Mostly, an ‘integrative’, holistic approach is needed to innovate and this is unlikely within a specialist and often dogmatic framework of educational reference. Creative input into the educational system is blocked and has been since the last Educational Reform Act. Even the then Secretary of State for Education, was heard to utter concerns about the future of creativity in learning and thinking.

Dr. A Bartlett Giamatti was once President of Yale University and included in a freshman address.

I believe a liberal education is an education in the root meaning of liberal – liber, ‘free – the liberty of the mind free to explore itself, free to draw itself out, to connect with other minds and spirits in the quest for truth. Its goal is to train the whole person to be at once intellectually discerning and humanly flexible, tough-minded and open hearted; to be responsive to the new and responsible for values that make us civilised. It is to teach us to meet what is new and different with reasoned judgement and humanity.”

Education in its ideal sense is a positive force for human evolution, in that if we are ‘going somewhere’, as individuals, communities or as a species, it can help us discover the way. My own experience as a college lecturer is that formal education generally seems to be getting further away from this ‘discovery’ ideal and more rigid and dogmatic in its application, although there are notable exceptions to this, usually found in unique teachers who are adaptive to the situation and fired-up with their subject.

Having studied teaching at a post-graduate level, and having worked as an adult educator for a dozen years, I became aware of how the education system we have often puts people off wanting to learn anything for their entire lives. Yet learning is a very natural part of being human. We hardly need institutions for this. We learn quite naturally from each other. We are born as natural learners in so many ways. A good teacher will enhance this learning process that occurs naturally and tune it to the person or group concerned.

When I was teaching the ‘imposed curriculum’ at ‘A’ level and beyond (16 years plus) I would often think of something called ‘gavage’. The college was an exam factory and the students are like the geese who produce ‘Pate de Foi Gras’, the teachers engaged in an act of ‘mental gavage’, massaging their minds instead of their throats and cramming their brains with information and techniques to pass the exams so the college can maximise funding.

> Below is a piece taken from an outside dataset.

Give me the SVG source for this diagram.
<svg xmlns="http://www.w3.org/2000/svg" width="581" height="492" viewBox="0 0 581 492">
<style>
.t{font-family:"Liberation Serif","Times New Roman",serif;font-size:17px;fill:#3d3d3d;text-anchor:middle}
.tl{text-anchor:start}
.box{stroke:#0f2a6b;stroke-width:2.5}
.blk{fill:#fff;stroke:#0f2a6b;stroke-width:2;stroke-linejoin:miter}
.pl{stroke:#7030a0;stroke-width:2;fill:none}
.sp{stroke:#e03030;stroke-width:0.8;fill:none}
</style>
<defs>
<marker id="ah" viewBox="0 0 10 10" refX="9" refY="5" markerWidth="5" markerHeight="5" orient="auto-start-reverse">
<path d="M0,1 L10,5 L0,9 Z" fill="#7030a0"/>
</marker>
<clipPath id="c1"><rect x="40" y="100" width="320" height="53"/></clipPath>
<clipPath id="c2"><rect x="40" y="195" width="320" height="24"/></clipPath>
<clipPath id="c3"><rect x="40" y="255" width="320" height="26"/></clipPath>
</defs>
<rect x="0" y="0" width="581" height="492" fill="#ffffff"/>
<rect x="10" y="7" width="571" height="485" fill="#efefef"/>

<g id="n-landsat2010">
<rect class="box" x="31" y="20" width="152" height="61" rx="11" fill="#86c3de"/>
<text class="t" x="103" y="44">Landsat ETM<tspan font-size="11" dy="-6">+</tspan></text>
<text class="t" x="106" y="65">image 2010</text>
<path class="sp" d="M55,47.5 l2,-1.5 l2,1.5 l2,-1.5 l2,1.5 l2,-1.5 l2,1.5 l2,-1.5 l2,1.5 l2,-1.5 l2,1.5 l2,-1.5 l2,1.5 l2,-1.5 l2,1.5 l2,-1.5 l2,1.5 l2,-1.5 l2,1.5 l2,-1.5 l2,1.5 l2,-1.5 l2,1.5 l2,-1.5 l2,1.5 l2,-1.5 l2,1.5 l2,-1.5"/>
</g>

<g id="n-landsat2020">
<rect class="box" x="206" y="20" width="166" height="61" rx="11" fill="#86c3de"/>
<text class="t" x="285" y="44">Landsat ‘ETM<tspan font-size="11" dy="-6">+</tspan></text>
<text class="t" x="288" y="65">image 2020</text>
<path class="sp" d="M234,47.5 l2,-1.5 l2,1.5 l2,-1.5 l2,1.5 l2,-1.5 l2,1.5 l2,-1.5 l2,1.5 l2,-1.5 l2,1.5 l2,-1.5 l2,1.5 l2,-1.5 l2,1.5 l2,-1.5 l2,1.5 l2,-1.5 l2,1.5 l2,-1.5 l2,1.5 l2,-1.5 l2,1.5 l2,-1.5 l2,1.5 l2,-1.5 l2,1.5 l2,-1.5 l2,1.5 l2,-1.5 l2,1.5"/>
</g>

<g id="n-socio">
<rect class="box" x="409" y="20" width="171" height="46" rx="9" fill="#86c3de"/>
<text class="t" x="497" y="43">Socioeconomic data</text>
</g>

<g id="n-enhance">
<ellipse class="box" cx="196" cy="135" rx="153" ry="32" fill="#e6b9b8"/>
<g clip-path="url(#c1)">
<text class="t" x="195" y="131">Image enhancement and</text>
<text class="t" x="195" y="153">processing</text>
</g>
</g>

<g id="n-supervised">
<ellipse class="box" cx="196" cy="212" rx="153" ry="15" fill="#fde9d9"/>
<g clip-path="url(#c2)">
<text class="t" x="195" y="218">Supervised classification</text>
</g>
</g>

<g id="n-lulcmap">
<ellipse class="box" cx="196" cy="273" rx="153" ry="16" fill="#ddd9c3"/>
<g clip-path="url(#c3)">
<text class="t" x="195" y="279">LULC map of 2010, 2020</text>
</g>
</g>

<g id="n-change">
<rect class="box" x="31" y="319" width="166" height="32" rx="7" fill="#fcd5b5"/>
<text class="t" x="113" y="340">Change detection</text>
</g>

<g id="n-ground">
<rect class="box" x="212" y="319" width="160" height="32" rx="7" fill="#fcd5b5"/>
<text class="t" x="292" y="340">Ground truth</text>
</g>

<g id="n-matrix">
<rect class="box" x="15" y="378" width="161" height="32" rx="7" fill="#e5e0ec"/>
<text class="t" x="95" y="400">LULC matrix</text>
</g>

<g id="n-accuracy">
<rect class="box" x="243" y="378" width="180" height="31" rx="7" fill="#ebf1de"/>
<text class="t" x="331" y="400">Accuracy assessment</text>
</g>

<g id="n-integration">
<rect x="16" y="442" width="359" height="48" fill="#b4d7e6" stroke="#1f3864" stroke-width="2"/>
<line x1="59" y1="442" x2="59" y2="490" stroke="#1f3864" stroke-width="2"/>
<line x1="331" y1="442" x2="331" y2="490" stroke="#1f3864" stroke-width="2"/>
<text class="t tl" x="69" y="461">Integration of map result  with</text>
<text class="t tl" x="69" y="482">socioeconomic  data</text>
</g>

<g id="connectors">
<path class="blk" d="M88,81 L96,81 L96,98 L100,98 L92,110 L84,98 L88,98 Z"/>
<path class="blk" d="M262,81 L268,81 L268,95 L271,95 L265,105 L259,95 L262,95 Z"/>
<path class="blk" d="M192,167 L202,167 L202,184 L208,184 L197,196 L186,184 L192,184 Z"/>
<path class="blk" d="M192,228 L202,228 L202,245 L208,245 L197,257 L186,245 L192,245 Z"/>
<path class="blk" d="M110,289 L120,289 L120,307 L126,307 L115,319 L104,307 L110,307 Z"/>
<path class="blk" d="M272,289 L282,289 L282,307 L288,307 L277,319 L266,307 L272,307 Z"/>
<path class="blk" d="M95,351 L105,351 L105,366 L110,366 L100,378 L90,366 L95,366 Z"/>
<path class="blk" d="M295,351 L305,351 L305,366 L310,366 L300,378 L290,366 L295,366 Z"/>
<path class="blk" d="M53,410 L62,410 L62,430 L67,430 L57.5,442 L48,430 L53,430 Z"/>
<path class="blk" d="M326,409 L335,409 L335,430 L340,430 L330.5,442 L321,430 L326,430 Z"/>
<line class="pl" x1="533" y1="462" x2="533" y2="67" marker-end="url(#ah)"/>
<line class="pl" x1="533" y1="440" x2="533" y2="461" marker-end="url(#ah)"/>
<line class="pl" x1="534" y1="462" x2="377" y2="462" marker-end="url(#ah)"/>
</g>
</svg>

The root idea of ‘education’ comes from the root Latin word ‘educere’ – to ‘lead out’ to extend the mind – was long gone in an institution that like nearly every other is now fiscally managed and led. Community based learning follows Greek patterns rather than the Roman.

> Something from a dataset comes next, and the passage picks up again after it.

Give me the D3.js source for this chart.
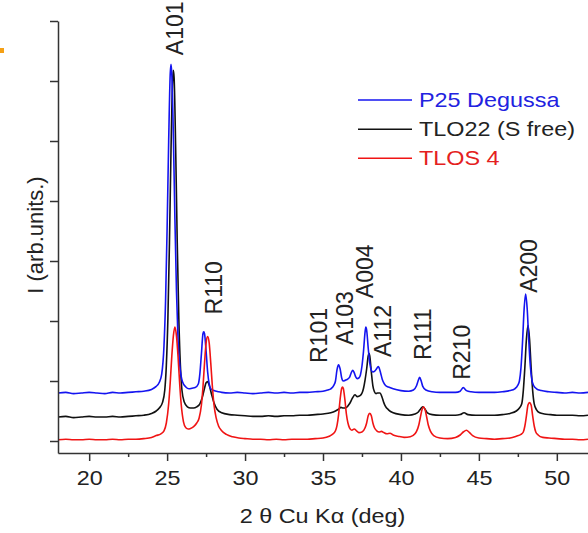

For example Socratic dialogue is a formal method by which a small group (5-15 people), guided by a facilitator, find precise answers to a universal question. In the Roman model, a pedagog is someone who educates people. The educator, academic, faculty member, academician, an educator who works at a college or university is the expert responsible for ‘passing down’ the information to their hopefully eager-eared and receptive students.

This is not education, it is indoctrination and people seem to have forgotten the difference.